- **TO DO**
Below are entries. Give back exactly the lines from the one containing "Give me the matplotlib source for this chart." through the one containing "import matplotlib.transforms as mtransforms", inclusive, without the pictures.

- **DATASET ROWS**
------------------------
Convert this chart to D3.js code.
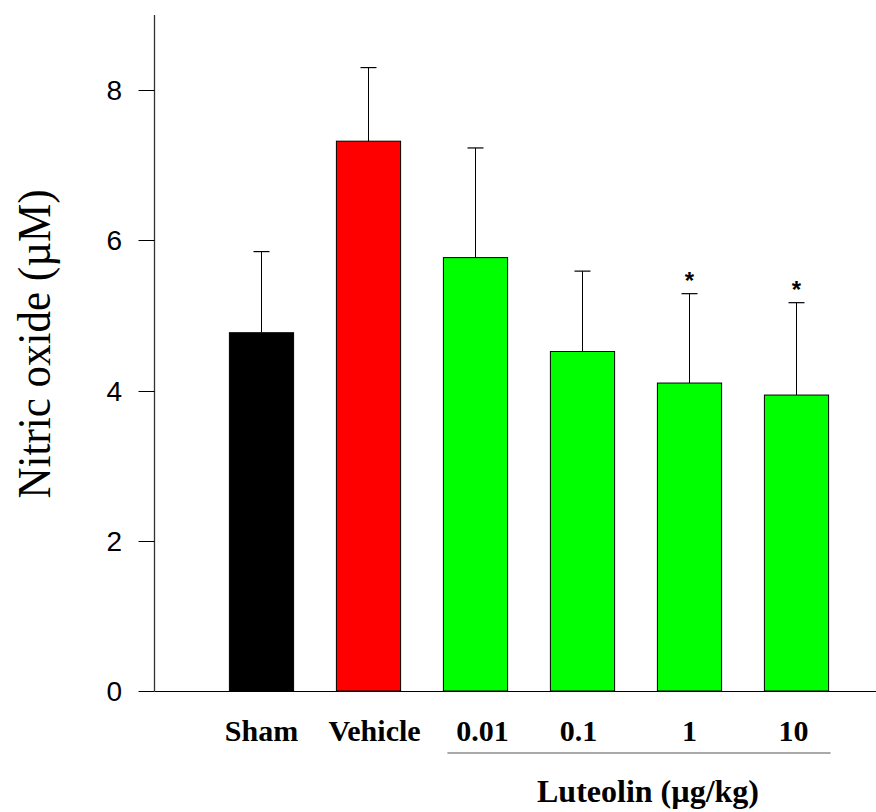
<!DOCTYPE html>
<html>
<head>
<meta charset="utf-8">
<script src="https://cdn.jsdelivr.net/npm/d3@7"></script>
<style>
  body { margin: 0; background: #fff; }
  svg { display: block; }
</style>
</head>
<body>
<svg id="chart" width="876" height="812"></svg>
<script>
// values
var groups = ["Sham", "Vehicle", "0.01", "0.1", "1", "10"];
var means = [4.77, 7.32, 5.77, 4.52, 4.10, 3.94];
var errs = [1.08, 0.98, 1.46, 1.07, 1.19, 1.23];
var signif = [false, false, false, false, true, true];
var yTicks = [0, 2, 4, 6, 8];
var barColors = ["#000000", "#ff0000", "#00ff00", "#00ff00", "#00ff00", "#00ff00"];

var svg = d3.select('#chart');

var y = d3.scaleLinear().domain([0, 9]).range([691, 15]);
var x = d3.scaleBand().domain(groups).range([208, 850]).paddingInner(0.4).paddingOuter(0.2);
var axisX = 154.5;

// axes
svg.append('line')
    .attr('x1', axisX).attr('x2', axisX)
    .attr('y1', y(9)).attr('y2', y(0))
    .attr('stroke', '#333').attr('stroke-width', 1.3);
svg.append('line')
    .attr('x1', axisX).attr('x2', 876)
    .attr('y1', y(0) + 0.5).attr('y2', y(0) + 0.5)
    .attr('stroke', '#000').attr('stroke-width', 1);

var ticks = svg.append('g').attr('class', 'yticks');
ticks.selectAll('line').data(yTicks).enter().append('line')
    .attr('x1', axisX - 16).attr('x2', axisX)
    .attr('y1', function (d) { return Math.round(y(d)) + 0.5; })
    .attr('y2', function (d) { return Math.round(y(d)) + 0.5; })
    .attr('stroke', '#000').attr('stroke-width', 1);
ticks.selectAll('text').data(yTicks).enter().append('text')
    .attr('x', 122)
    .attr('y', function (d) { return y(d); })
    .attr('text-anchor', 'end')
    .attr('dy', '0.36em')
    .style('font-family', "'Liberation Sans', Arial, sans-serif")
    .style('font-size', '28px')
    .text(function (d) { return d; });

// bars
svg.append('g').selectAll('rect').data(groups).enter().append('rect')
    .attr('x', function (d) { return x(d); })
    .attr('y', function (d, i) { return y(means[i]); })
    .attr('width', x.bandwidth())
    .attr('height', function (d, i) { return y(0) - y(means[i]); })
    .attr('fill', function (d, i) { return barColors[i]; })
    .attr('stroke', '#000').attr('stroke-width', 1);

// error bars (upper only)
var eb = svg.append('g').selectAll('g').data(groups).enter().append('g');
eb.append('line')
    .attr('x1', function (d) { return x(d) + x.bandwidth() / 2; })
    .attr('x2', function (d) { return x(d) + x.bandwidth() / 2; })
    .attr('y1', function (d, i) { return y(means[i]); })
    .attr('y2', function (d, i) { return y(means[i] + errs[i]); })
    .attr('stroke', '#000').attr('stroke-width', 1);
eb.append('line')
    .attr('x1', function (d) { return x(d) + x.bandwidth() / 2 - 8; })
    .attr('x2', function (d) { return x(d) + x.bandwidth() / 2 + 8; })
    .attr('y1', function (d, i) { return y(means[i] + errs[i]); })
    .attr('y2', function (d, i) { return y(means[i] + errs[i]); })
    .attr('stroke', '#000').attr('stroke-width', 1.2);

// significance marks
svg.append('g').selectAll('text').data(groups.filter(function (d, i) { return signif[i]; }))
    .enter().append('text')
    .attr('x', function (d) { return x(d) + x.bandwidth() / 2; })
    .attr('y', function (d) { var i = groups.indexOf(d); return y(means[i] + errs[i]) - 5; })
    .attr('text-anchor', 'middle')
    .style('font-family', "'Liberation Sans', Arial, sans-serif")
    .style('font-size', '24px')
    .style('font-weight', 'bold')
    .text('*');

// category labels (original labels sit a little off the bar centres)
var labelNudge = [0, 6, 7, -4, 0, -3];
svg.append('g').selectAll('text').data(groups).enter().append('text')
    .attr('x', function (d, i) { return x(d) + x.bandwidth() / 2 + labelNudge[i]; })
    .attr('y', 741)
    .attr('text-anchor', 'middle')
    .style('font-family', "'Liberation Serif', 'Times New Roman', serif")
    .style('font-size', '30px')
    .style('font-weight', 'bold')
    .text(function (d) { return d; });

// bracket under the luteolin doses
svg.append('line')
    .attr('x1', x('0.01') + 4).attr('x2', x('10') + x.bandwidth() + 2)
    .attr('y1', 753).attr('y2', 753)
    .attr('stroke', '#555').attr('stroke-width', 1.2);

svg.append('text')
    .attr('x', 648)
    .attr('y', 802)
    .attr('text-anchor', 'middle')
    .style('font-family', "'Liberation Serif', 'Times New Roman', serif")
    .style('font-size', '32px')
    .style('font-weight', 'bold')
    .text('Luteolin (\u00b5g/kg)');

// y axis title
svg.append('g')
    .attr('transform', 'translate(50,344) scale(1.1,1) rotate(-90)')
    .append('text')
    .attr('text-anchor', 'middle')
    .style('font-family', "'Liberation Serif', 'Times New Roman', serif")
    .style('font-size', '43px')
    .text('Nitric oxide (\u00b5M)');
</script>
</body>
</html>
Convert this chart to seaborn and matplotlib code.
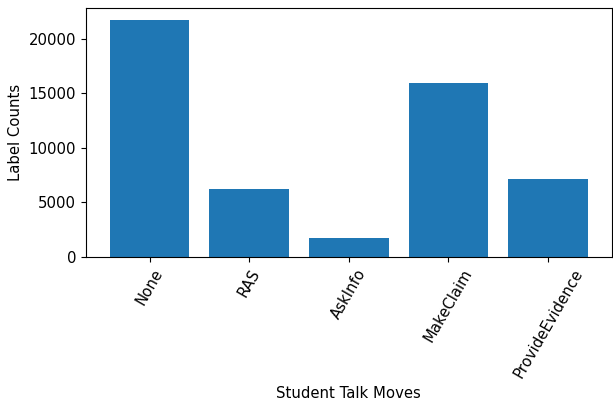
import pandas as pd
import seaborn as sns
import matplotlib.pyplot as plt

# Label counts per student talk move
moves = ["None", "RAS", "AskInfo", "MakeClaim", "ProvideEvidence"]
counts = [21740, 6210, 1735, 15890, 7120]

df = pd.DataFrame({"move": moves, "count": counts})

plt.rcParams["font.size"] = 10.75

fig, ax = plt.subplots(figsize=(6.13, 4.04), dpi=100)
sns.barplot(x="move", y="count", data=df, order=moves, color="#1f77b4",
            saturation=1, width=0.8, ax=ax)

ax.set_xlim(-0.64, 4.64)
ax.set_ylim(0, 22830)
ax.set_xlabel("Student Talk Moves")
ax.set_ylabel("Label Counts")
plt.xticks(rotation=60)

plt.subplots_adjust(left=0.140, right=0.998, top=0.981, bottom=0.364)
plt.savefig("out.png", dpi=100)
------------------------
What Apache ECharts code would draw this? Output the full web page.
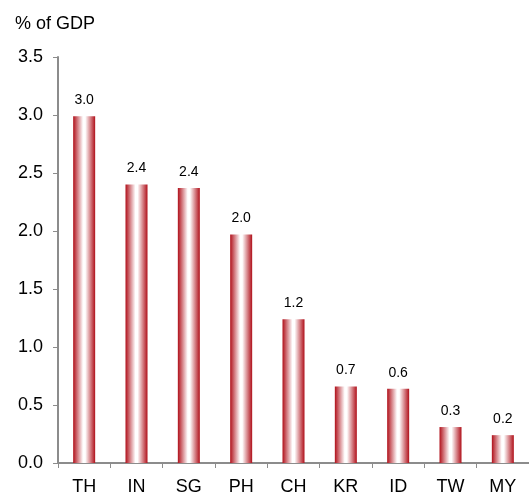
------------------------
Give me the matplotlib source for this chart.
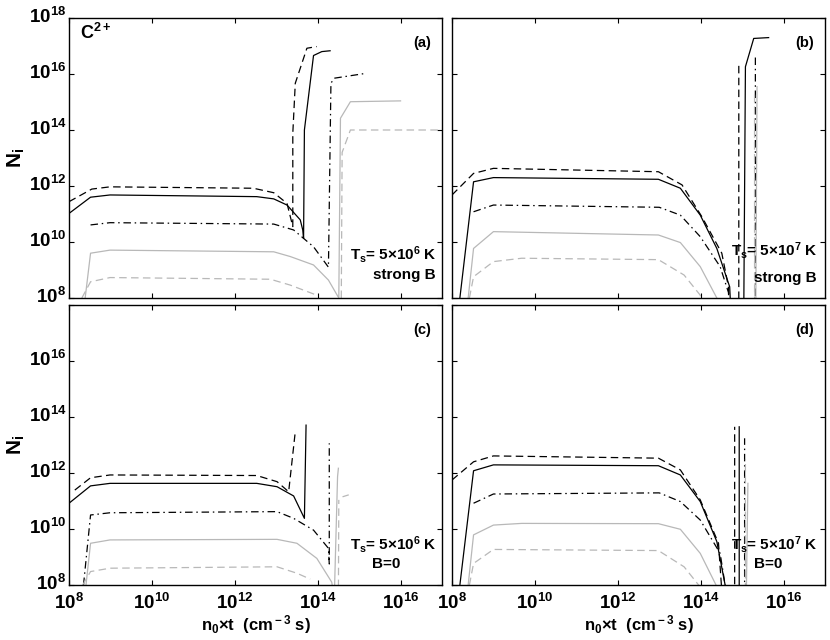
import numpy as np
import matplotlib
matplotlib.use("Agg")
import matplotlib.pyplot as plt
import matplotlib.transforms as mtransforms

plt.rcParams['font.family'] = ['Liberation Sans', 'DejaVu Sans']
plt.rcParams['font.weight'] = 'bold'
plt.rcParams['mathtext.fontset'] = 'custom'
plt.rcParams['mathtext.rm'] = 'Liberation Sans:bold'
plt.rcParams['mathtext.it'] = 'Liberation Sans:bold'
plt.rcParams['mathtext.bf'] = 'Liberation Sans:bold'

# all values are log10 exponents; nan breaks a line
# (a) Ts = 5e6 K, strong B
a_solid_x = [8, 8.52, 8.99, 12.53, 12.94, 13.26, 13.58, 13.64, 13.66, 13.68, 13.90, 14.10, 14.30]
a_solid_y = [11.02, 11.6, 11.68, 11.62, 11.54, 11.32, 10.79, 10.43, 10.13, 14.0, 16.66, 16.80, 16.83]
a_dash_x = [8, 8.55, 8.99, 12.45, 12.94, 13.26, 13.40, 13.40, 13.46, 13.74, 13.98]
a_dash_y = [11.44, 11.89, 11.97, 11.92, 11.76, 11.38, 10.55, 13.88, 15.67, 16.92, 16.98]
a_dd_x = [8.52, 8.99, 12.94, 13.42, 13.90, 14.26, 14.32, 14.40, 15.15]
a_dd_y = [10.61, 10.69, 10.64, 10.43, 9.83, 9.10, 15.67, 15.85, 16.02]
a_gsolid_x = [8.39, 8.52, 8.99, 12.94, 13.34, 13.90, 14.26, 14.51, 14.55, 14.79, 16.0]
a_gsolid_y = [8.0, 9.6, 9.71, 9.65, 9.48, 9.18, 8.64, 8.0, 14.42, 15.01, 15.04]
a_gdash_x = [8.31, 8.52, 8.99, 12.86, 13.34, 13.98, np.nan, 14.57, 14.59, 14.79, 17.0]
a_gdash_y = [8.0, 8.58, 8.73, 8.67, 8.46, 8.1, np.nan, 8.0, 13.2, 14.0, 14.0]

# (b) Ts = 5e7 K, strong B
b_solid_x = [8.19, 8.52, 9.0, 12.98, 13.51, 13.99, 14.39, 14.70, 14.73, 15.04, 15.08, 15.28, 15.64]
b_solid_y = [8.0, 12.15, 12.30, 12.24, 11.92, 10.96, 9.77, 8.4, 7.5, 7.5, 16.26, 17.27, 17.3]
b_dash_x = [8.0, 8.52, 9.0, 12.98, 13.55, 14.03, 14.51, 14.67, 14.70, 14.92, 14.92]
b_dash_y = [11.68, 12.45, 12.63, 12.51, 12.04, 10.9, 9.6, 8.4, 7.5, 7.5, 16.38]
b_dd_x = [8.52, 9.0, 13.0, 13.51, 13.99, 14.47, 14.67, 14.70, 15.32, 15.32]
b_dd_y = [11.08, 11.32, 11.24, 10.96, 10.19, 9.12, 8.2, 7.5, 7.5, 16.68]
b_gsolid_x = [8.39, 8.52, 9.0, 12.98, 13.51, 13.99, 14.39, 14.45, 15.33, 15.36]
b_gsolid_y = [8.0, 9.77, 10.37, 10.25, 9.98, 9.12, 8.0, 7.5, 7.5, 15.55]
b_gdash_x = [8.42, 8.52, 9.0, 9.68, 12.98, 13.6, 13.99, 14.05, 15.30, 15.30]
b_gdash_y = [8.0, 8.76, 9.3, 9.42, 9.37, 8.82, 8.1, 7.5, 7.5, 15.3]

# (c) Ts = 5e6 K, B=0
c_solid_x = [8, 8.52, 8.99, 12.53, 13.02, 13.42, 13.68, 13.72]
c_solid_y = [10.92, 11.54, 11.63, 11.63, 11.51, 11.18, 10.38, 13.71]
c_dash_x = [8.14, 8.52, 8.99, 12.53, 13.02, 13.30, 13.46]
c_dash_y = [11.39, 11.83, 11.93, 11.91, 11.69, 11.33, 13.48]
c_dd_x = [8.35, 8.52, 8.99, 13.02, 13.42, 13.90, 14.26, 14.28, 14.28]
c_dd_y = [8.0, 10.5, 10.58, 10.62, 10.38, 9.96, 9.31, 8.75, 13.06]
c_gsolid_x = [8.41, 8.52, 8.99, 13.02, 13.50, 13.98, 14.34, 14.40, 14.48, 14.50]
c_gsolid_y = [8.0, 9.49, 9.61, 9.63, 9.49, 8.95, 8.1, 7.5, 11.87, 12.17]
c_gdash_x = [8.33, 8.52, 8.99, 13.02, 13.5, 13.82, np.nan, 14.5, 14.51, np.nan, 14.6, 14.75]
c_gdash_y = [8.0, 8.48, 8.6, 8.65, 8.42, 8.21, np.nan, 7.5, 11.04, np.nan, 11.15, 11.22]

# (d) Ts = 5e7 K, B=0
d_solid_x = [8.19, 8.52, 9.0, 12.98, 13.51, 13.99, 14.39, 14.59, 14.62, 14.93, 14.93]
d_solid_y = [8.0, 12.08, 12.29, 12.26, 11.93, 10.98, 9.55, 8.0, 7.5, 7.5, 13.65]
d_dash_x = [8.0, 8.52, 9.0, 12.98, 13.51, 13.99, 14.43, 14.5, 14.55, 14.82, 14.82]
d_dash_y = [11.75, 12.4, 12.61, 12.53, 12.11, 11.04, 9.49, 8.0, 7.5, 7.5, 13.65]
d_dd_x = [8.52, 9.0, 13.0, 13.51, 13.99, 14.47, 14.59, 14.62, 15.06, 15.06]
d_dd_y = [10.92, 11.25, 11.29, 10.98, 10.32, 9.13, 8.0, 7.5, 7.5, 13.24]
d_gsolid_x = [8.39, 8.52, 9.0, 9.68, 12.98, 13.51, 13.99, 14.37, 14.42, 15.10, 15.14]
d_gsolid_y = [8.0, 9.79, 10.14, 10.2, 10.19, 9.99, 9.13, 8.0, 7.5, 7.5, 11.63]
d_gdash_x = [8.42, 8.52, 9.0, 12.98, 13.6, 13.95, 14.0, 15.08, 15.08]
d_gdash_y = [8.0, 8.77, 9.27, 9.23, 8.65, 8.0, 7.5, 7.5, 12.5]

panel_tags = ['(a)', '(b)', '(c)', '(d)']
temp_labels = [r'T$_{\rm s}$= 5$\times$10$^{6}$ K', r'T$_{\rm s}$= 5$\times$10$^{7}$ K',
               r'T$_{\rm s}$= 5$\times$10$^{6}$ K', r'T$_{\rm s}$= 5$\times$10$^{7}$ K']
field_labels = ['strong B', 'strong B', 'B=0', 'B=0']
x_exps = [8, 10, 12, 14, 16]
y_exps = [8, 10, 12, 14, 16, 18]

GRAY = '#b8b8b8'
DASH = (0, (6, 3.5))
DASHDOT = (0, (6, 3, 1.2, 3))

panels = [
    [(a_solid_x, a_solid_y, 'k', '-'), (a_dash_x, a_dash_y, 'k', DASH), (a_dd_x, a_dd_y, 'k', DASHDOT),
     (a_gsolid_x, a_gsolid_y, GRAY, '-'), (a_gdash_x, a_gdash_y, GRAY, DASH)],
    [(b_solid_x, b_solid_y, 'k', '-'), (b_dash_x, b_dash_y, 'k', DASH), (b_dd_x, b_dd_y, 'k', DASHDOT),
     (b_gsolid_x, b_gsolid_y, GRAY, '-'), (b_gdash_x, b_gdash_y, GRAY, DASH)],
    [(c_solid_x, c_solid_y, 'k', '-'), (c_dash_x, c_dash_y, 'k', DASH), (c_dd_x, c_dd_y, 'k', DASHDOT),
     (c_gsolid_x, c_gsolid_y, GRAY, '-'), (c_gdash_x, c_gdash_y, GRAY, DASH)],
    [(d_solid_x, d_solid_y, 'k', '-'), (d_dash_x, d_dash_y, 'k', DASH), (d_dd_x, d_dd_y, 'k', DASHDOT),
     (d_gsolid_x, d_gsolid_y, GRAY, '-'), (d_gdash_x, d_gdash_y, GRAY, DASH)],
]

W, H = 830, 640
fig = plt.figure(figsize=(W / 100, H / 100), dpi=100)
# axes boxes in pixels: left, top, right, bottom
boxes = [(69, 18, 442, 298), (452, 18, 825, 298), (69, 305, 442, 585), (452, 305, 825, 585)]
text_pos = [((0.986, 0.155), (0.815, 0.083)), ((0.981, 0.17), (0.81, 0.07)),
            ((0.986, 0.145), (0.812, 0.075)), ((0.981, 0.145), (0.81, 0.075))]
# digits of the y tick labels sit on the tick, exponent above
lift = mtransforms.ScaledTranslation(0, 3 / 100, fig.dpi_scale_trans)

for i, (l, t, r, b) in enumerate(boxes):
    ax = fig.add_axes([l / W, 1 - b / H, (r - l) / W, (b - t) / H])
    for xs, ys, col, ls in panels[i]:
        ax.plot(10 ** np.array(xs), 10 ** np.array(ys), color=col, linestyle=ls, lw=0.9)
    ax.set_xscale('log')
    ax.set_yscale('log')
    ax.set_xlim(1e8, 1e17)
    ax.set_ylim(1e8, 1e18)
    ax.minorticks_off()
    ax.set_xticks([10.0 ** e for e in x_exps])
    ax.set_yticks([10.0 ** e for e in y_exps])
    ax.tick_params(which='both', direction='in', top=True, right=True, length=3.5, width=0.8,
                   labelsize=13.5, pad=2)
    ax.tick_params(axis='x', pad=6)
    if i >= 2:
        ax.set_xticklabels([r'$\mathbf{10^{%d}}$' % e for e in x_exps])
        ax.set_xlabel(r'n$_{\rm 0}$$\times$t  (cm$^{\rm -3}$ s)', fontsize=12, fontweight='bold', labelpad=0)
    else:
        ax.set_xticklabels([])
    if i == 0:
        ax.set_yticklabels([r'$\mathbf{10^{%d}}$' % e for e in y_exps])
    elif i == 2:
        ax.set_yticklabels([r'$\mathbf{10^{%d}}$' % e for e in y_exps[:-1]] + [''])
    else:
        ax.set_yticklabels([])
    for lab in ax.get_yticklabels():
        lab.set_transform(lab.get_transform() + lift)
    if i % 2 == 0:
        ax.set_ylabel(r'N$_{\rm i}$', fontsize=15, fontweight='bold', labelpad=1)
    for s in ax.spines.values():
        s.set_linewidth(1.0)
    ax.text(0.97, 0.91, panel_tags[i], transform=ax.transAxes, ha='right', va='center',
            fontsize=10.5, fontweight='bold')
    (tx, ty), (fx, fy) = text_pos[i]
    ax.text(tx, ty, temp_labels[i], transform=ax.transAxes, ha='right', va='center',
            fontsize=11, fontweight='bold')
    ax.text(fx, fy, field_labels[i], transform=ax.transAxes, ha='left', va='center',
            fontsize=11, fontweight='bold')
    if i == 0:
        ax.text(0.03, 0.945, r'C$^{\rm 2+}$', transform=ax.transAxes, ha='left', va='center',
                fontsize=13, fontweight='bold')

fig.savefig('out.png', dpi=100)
------------------------
- **SOLUTION**
Give me the matplotlib source for this chart.
import numpy as np
import matplotlib
matplotlib.use("Agg")
import matplotlib.pyplot as plt
import matplotlib.transforms as mtransforms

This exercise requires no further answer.